To date, short wavelength laser sources that have sufficient power to produce the required high data rates have neither had a modulation rate sufficiently high for the optical storage application nor control by voltages approaching the logic level voltages which are preferred for an optical storage system.
One potential means of producing short wavelength laser radiation is to use nonlinear optical processes such as frequency doubling to generate higher harmonics of existing practical laser sources.

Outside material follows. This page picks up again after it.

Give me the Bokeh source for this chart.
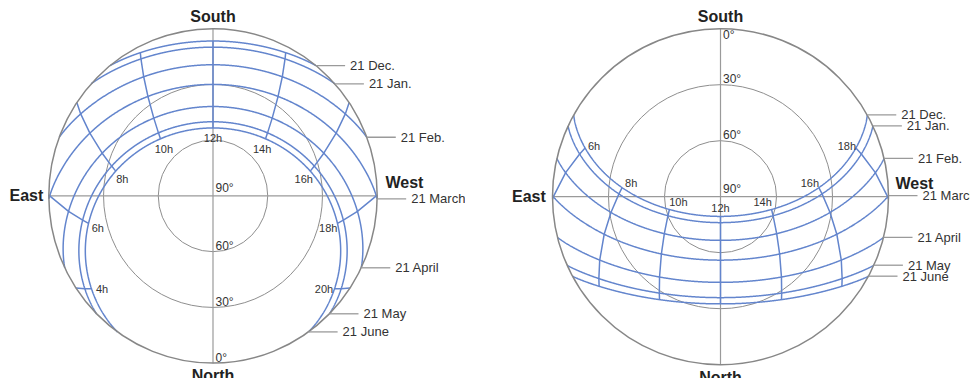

U.S. Pat. No. 4,510,402 to Summers et al discloses a harmonic generator comprising a pair of uniaxial birefringent KDP crystal elements. The crystal elements are fixed in a position in a series arrangement which provides either a linearly or elliptically polarized second harmonic wave. The "e" directions of the crystal elements are oriented in quadrature.
The publication "Electro-Optic Harmonic Conversion Switch for Large-Aperture Multipass Laser Systems" by Henesian et al, Optics Letters, Vol. 9, No. 8, August, 1984 pp. 365-7 discusses a switched second harmonic generation system for high-power laser systems. This system utilizes a KDP crystal, and a voltage of 52KV is applied to electrodes arranged longitudinally on the crystal to produce the switching of the fundamental beam to the second harmonic beam.
U.S. Pat. No. 4,314,210 to Everett shows an optical system comprising an electro-optic modulator, KDP, which can be positioned within a laser cavity and energized with a periodically varying signal superimposed on a ramp voltage to produce both mode-locking and chirping of the laser output. The ramp voltage amplitude is several thousand volts.
Everett shows a crystal within a laser cavity but he does not suggest second harmonic generation. Both Summers and Henesian show second harmonic generation, but there is no suggestion that the crystal could be located within the laser cavity. All of the references require high control voltages which are not compatible with the high data rates required for optical storage applications, and, in addition, none of the references suggest that the crystal could be included as part of an electrical stripline circuit.